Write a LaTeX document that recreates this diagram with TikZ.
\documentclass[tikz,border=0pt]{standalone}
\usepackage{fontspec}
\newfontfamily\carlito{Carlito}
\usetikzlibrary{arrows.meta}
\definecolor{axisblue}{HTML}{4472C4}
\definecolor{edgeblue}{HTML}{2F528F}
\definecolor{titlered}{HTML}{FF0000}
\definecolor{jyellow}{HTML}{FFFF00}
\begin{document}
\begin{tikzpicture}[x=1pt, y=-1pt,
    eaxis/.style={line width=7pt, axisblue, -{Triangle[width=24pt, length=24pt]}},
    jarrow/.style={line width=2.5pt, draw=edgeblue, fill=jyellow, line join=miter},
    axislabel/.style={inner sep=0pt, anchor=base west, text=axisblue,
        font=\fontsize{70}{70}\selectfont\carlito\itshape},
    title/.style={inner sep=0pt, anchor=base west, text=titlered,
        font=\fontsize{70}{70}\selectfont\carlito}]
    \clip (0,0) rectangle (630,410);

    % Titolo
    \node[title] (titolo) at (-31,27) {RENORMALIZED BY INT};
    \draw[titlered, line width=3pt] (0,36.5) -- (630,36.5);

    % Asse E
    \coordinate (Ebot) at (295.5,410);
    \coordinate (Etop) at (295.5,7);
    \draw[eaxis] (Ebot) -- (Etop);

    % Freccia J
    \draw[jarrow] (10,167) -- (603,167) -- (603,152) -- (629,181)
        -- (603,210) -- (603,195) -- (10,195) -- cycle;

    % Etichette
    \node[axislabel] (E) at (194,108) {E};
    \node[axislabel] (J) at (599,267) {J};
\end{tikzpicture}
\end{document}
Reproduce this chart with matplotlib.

→ **Your goal**
Repeat the material above in full, keeping every word.

→ **The answer**
Write a LaTeX document that recreates this diagram with TikZ.
\documentclass[tikz,border=0pt]{standalone}
\usepackage{fontspec}
\newfontfamily\carlito{Carlito}
\usetikzlibrary{arrows.meta}
\definecolor{axisblue}{HTML}{4472C4}
\definecolor{edgeblue}{HTML}{2F528F}
\definecolor{titlered}{HTML}{FF0000}
\definecolor{jyellow}{HTML}{FFFF00}
\begin{document}
\begin{tikzpicture}[x=1pt, y=-1pt,
    eaxis/.style={line width=7pt, axisblue, -{Triangle[width=24pt, length=24pt]}},
    jarrow/.style={line width=2.5pt, draw=edgeblue, fill=jyellow, line join=miter},
    axislabel/.style={inner sep=0pt, anchor=base west, text=axisblue,
        font=\fontsize{70}{70}\selectfont\carlito\itshape},
    title/.style={inner sep=0pt, anchor=base west, text=titlered,
        font=\fontsize{70}{70}\selectfont\carlito}]
    \clip (0,0) rectangle (630,410);

    % Titolo
    \node[title] (titolo) at (-31,27) {RENORMALIZED BY INT};
    \draw[titlered, line width=3pt] (0,36.5) -- (630,36.5);

    % Asse E
    \coordinate (Ebot) at (295.5,410);
    \coordinate (Etop) at (295.5,7);
    \draw[eaxis] (Ebot) -- (Etop);

    % Freccia J
    \draw[jarrow] (10,167) -- (603,167) -- (603,152) -- (629,181)
        -- (603,210) -- (603,195) -- (10,195) -- cycle;

    % Etichette
    \node[axislabel] (E) at (194,108) {E};
    \node[axislabel] (J) at (599,267) {J};
\end{tikzpicture}
\end{document}
Reproduce this chart with matplotlib.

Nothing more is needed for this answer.